Negociação individual de jornada

Publicado: 16 Agosto, 2017 - 17h57

Escrito por: Douglas Martins, advogado da Conticom

Neste quarto artigo da série inconstitucionalidades da reforma trabalhista, trataremos do acordo individual escrito para compensação de horas, previsto na nova redação do artigo 59 da CLT. A compensação de horas conhecida como banco de horas, segundo a nova redação, poderá ser pactuada por acordo direto e escrito entre patrão e empregado, sem qualquer intervenção da entidade sindical. O tema naturalmente, está vinculado à jornada de trabalho, matéria constitucionalmente protegida.

A Constituição Federal dispõe que a duração da jornada de trabalho normal corresponde a oito horas diárias ou quarenta e quatro horas semanais. Também prevê a possibilidade de compensação de horários e redução da jornada, estabelecendo que tais compensações demandam acordo ou convenção coletiva. Ou seja, a matéria está constitucionalmente regulamentada de modo a impedir que as modificações da jornada de trabalho ocorram por entendimento individual.

Como se percebe, a nova redação do art. 59 da CLT, em especial os parágrafos 5º e 6º, conflita direta e abertamente com o disposto no art. 7º, inciso, XIII da Constituição Federal. Como pode uma lei dispor tão acintosamente contra a Constituição? Para a Constituição, compensação de jornada é matéria de norma coletiva. Para a contrarreforma, não. Da maneira como foi redigido, o art. 59 está morto. Mas estamos diante de um retrocesso social tão grande que o triunfo do bizarro passou a normal.

O que chama atenção na redação da contrarreforma é a clara orientação antissindical, inclusive neste ponto. Não se trata propriamente de um direito individual a ser exercido diante do empregador. Pelo contrário, trata-se de tornar mais vulnerável o trabalhador individual diante do poder patronal. Colocado isoladamente para negociar, o trabalhador se torna presa fácil, visto ser natural a quem precisa evitar conflitos que ameassem o emprego. Na prática, a negociação individual é contrato de adesão.

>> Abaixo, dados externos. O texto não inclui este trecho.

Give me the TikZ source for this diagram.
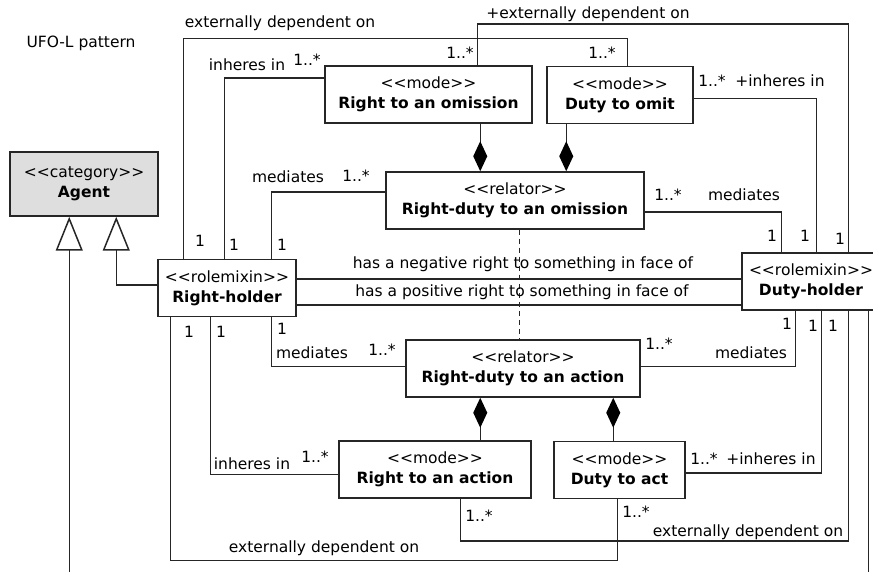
\documentclass[tikz,border=0pt]{standalone}
\usepackage{fontspec}
\setmainfont{DejaVu Sans}[Ligatures=TeXOff]
\usetikzlibrary{arrows.meta, calc}
\tikzset{
    uml-class/.style={
        draw=black!85, rectangle, fill=white, line width=1.5pt, align=center,
        inner sep=0pt, minimum height=57pt, font=\fontsize{15.5}{20}\selectfont
    },
    uml-label/.style={
        inner sep=0pt, text height=11pt, text depth=3pt, font=\fontsize{15.5}{18}\selectfont
    },
    uml-wire/.style={
        draw=black!85, line width=1.5pt
    },
    uml-comp/.style={
        uml-wire, {Diamond[length=30pt, width=14pt, color=black]}-
    },
    uml-gen/.style={
        uml-wire, -{Triangle[open, length=34pt, width=27pt, fill=white]}
    },
}

\begin{document}
\begin{tikzpicture}[x=1pt, y=-1pt]

        \useasboundingbox (0,0) rectangle (873,572);
        \clip (0,0) rectangle (873,572);

        % TITLE
        \node[uml-label] (TITLE) at (81,44) {UFO-L pattern};

        % CLASSES
        \node[uml-class, fill=black!13, minimum width=148pt, minimum height=64pt] (AGENT) at (84,184) {<<category>>\\\textbf{Agent}};
        \node[uml-class, minimum width=138pt] (RH)  at (227,288)    {<<rolemixin>>\\\textbf{Right-holder}};
        \node[uml-class, minimum width=138pt] (DH)  at (811,281.5)  {<<rolemixin>>\\\textbf{Duty-holder}};
        \node[uml-class, minimum width=207pt] (RO)  at (428.5,94.5) {<<mode>>\\\textbf{Right to an omission}};
        \node[uml-class, minimum width=146pt] (DO)  at (620,95)     {<<mode>>\\\textbf{Duty to omit}};
        \node[uml-class, minimum width=258pt] (RDO) at (515,200.5)  {<<relator>>\\\textbf{Right-duty to an omission}};
        \node[uml-class, minimum width=234pt] (RDA) at (523,368.5)  {<<relator>>\\\textbf{Right-duty to an action}};
        \node[uml-class, minimum width=192pt] (RA)  at (435,469.5)  {<<mode>>\\\textbf{Right to an action}};
        \node[uml-class, minimum width=131pt] (DA)  at (619.5,470)  {<<mode>>\\\textbf{Duty to act}};

        % CONNECTOR POINTS
        \coordinate (RHN1)  at ($(RH.north west) + (26,0)$);
        \coordinate (RHN2)  at ($(RH.north west) + (67,0)$);
        \coordinate (RHN3)  at ($(RH.north west) + (114,0)$);
        \coordinate (RHS1)  at ($(RH.south west) + (13,0)$);
        \coordinate (RHS2)  at ($(RH.south west) + (53,0)$);
        \coordinate (RHS3)  at ($(RH.south west) + (114,0)$);
        \coordinate (RHE1)  at ($(RH.north east) + (0,20)$);
        \coordinate (RHE2)  at ($(RH.north east) + (0,46)$);
        \coordinate (RHW1)  at ($(RH.north west) + (0,26)$);
        \coordinate (DHN1)  at ($(DH.north west) + (40,0)$);
        \coordinate (DHN2)  at ($(DH.north west) + (75,0)$);
        \coordinate (DHN3)  at ($(DH.north west) + (107,0)$);
        \coordinate (DHS1)  at ($(DH.south west) + (54,0)$);
        \coordinate (DHS2)  at ($(DH.south west) + (80,0)$);
        \coordinate (DHS3)  at ($(DH.south west) + (107,0)$);
        \coordinate (DHS4)  at ($(DH.south west) + (127,0)$);
        \coordinate (RON1)  at ($(RO.north west) + (153,0)$);
        \coordinate (ROS1)  at ($(RO.south west) + (156,0)$);
        \coordinate (ROW1)  at ($(RO.north west) + (0,13)$);
        \coordinate (DON1)  at ($(DO.north west) + (81,0)$);
        \coordinate (DOS1)  at ($(DO.south west) + (20,0)$);
        \coordinate (DOE1)  at ($(DO.north east) + (0,33)$);
        \coordinate (RDON1) at ($(RDO.north west) + (95,0)$);
        \coordinate (RDON2) at ($(RDO.north west) + (181,0)$);
        \coordinate (RDOS1) at ($(RDO.south west) + (134,0)$);
        \coordinate (RDOW1) at ($(RDO.north west) + (0,21)$);
        \coordinate (RDOE1) at ($(RDO.north east) + (0,41)$);
        \coordinate (RDAS1) at ($(RDA.south west) + (75,0)$);
        \coordinate (RDAS2) at ($(RDA.south west) + (208,0)$);
        \coordinate (RDAW1) at ($(RDA.north west) + (0,27)$);
        \coordinate (RDAE1) at ($(RDA.north east) + (0,27)$);
        \coordinate (RAN1)  at ($(RA.north west) + (142,0)$);
        \coordinate (RAS1)  at ($(RA.south west) + (122,0)$);
        \coordinate (RAW1)  at ($(RA.north west) + (0,34)$);
        \coordinate (DAN1)  at ($(DA.north west) + (60,0)$);
        \coordinate (DAS1)  at ($(DA.south west) + (64,0)$);
        \coordinate (DAE1)  at ($(DA.north east) + (0,32)$);
        \coordinate (AGS1)  at ($(AGENT.south west) + (60,0)$);
        \coordinate (AGS2)  at ($(AGENT.south west) + (107,0)$);

        % GENERALIZATIONS
        \draw[uml-gen] (RHW1) -| (AGS2);
        \draw[uml-gen] (DHS4) -- ($(DHS4) + (0,300)$) -| (AGS1);

        % COMPOSITIONS
        \draw[uml-comp] (RDON1) -- (ROS1);
        \draw[uml-comp] (RDON2) -- (DOS1);
        \draw[uml-comp] (RDAS1) -- (RAN1);
        \draw[uml-comp] (RDAS2) -- (DAN1);
        \draw[uml-wire, dash pattern=on 5pt off 4pt] (RDOS1) -- (RDOS1 |- RDA.north);

        % RIGHT-HOLDER CONNECTIONS
        \draw[uml-wire] (RHN1) |- ($(DON1) + (0,-27)$) -- (DON1);
        \draw[uml-wire] (RHN2) |- (ROW1);
        \draw[uml-wire] (RHN3) |- (RDOW1);
        \draw[uml-wire] (RHS1) |- ($(DAS1) + (0,61)$) -- (DAS1);
        \draw[uml-wire] (RHS2) |- (RAW1);
        \draw[uml-wire] (RHS3) |- (RDAW1);
        \draw[uml-wire] (RHE1) -- (RHE1 -| DH.west);
        \draw[uml-wire] (RHE2) -- (RHE2 -| DH.west);

        % DUTY-HOLDER CONNECTIONS
        \draw[uml-wire] (RON1) -- ($(RON1) + (0,-41)$) -| (DHN3);
        \draw[uml-wire] (DOE1) -| (DHN2);
        \draw[uml-wire] (RDOE1) -| (DHN1);
        \draw[uml-wire] (RAS1) -- ($(RAS1) + (0,42)$) -| (DHS3);
        \draw[uml-wire] (DAE1) -| (DHS2);
        \draw[uml-wire] (RDAE1) -| (DHS1);

        % ROLE NAMES
        \node[uml-label] (EXT1) at (280,24)  {externally dependent on};
        \node[uml-label] (EXT2) at (588,15)  {+externally dependent on};
        \node[uml-label] (EXT3) at (324,548) {externally dependent on};
        \node[uml-label] (EXT4) at (748,532) {externally dependent on};
        \node[uml-label] (INH1) at (247,67)  {inheres in};
        \node[uml-label] (INH2) at (780,83)  {+inheres in};
        \node[uml-label] (INH3) at (252,465) {inheres in};
        \node[uml-label] (INH4) at (771,460) {+inheres in};
        \node[uml-label] (MED1) at (288,179) {mediates};
        \node[uml-label] (MED2) at (744,197) {mediates};
        \node[uml-label] (MED3) at (312,354) {mediates};
        \node[uml-label] (MED4) at (751,354) {mediates};
        \node[uml-label] (NEG)  at (523,265) {has a negative right to something in face of};
        \node[uml-label] (POS)  at (522,292) {has a positive right to something in face of};

        % MULTIPLICITIES
        \node[uml-label] (M1)  at (307,62)  {1..*};
        \node[uml-label] (M2)  at (460,55)  {1..*};
        \node[uml-label] (M3)  at (602,55)  {1..*};
        \node[uml-label] (M4)  at (712,83)  {1..*};
        \node[uml-label] (M5)  at (356,178) {1..*};
        \node[uml-label] (M6)  at (668,197) {1..*};
        \node[uml-label] (M7)  at (382,351) {1..*};
        \node[uml-label] (M8)  at (659,345) {1..*};
        \node[uml-label] (M9)  at (315,458) {1..*};
        \node[uml-label] (M10) at (704,460) {1..*};
        \node[uml-label] (M11) at (479,517) {1..*};
        \node[uml-label] (M12) at (636,513) {1..*};
        \node[uml-label] (O1)  at (200,243) {1};
        \node[uml-label] (O2)  at (234,247) {1};
        \node[uml-label] (O3)  at (282,247) {1};
        \node[uml-label] (O4)  at (772,238) {1};
        \node[uml-label] (O5)  at (805,238) {1};
        \node[uml-label] (O6)  at (840,240) {1};
        \node[uml-label] (O7)  at (189,333) {1};
        \node[uml-label] (O8)  at (221,333) {1};
        \node[uml-label] (O9)  at (282,330) {1};
        \node[uml-label] (O10) at (787,325) {1};
        \node[uml-label] (O11) at (813,327) {1};
        \node[uml-label] (O12) at (833,327) {1};

    \end{tikzpicture}
\end{document}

A fragilidade do trabalhador isolado foi considerada pela norma constitucional que impõe a negociação coletiva como garantia da parte mais fraca. O que a invenção da negociação individual faz é romper com a garantia. A “reforma” da CLT neste ponto não é inconstitucional apenas porque afronta a literalidade da Constituição. É inconstitucional porque viola o sistema, atacando-o em seu princípio de proteção, invertendo-lhe o sentido, acrescentando um “sim” onde a Lei Maior diz “não”.

Embora a contrarreforma se fantasie de modernização, arapucas jurídicas como a negociação individual de jornada almejam apenas liquidar conquistas e garantias históricas dos trabalhadores. Excluir sindicatos de negociação de jornada significa estender o Estado de Exceção ao Direito do Trabalho. A Constituição é “reescrita” à força sob a ótica predatória da exploração sem limites. Por isso há quem defenda plebiscito revocatório da contrarreforma, verdadeira aberração jurídica. Faz todo sentido.